──────── DATA EXTRACT

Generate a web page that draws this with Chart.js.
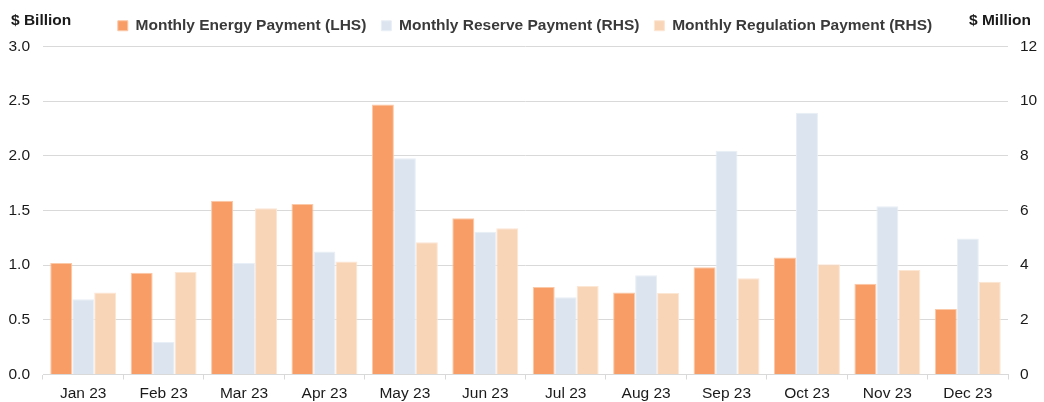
<!DOCTYPE html>
<html lang="en">
<head>
    <meta charset="UTF-8">
    <title>Monthly Payments 2023</title>
    <script src="https://cdn.jsdelivr.net/npm/chart.js@4.4.0/dist/chart.umd.min.js"></script>
    <style>
        html, body { margin: 0; padding: 0; background: #ffffff; }
        #wrap { width: 1044px; height: 402px; position: relative; }
    </style>
</head>
<body>
    <div id="wrap"><canvas id="payChart"></canvas></div>

    <script>
        // Datos
        const months = ['Jan 23', 'Feb 23', 'Mar 23', 'Apr 23', 'May 23', 'Jun 23',
                        'Jul 23', 'Aug 23', 'Sep 23', 'Oct 23', 'Nov 23', 'Dec 23'];
        const energyBn = [1.02, 0.93, 1.59, 1.56, 2.47, 1.43, 0.80, 0.75, 0.98, 1.07, 0.83, 0.60];
        const reserveMn = [2.75, 1.19, 4.08, 4.50, 7.91, 5.22, 2.83, 3.63, 8.19, 9.58, 6.16, 4.98];
        const regulationMn = [3.00, 3.75, 6.08, 4.13, 4.84, 5.35, 3.24, 2.98, 3.52, 4.03, 3.82, 3.39];

        const FONT = "'Liberation Sans', Arial, sans-serif";
        const tickColor = '#1a1a1a';
        const gridColor = '#d9d9d9';

        // titulos de los ejes arriba + ajuste de la altura de la leyenda
        const axisTitles = {
            id: 'axisTitles',
            afterInit(chart) {
                const lg = chart.legend;
                if (lg) {
                    const fit = lg.fit;
                    lg.fit = function () {
                        fit.call(this);
                        this.height += 3;
                    };
                }
            },
            afterDraw(chart) {
                const ctx = chart.ctx;
                ctx.save();
                ctx.font = 'bold 15.5px ' + FONT;
                ctx.fillStyle = '#1a1a1a';
                ctx.textBaseline = 'middle';
                ctx.textAlign = 'left';
                ctx.fillText('$ Billion', 11, 21);
                ctx.textAlign = 'right';
                ctx.fillText('$ Million', 1031, 21);
                ctx.restore();
            }
        };

        new Chart(document.getElementById('payChart'), {
            type: 'bar',
            data: {
                labels: months,
                datasets: [{
                    label: 'Monthly Energy Payment (LHS)',
                    data: energyBn,
                    backgroundColor: '#f79d65',
                    borderColor: '#fbc8a8',
                    borderWidth: 1,
                    yAxisID: 'yL'
                }, {
                    label: 'Monthly Reserve Payment (RHS)',
                    data: reserveMn,
                    backgroundColor: '#dce5ef',
                    borderColor: '#e9eff6',
                    borderWidth: 1,
                    yAxisID: 'yR'
                }, {
                    label: 'Monthly Regulation Payment (RHS)',
                    data: regulationMn,
                    backgroundColor: '#f9d5b7',
                    borderColor: '#fce6d4',
                    borderWidth: 1,
                    yAxisID: 'yR'
                }]
            },
            options: {
                responsive: true,
                maintainAspectRatio: false,
                animation: false,
                layout: { padding: { top: 3, left: 6, right: 0, bottom: 0 } },
                datasets: {
                    bar: { categoryPercentage: 0.82, barPercentage: 1.0 }
                },
                plugins: {
                    legend: {
                        position: 'top',
                        labels: {
                            boxWidth: 10,
                            boxHeight: 10,
                            padding: 15,
                            color: '#3a3a3a',
                            font: { family: FONT, size: 15.5, weight: 'bold' }
                        }
                    },
                    tooltip: { enabled: false }
                },
                scales: {
                    x: {
                        offset: true,
                        afterFit: s => { s.height = 27.5; },
                        grid: {
                            offset: true,
                            drawOnChartArea: false,
                            drawTicks: true,
                            tickLength: 5,
                            color: gridColor
                        },
                        border: { color: gridColor },
                        ticks: {
                            color: tickColor,
                            padding: 5,
                            maxRotation: 0,
                            font: { family: FONT, size: 15.5 }
                        }
                    },
                    yL: {
                        position: 'left',
                        min: 0,
                        max: 3.0,
                        afterFit: s => { s.width = 37; },
                        border: { display: false },
                        grid: { color: gridColor, drawTicks: false },
                        ticks: {
                            stepSize: 0.5,
                            padding: 13,
                            color: tickColor,
                            font: { family: FONT, size: 15.5 },
                            callback: v => v.toFixed(1)
                        }
                    },
                    yR: {
                        position: 'right',
                        min: 0,
                        max: 12,
                        afterFit: s => { s.width = 36; },
                        border: { display: false },
                        grid: { drawOnChartArea: false, drawTicks: false },
                        ticks: {
                            stepSize: 2,
                            padding: 12,
                            color: tickColor,
                            font: { family: FONT, size: 15.5 }
                        }
                    }
                }
            },
            plugins: [axisTitles]
        });
    </script>
</body>
</html>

────────────────

— WORK TO DO —
Scan the material above. Extract every line in which the word "this" occurs.

— FULL OUTPUT —
Generate a web page that draws this with Chart.js.
                        fit.call(this);
                        this.height += 3;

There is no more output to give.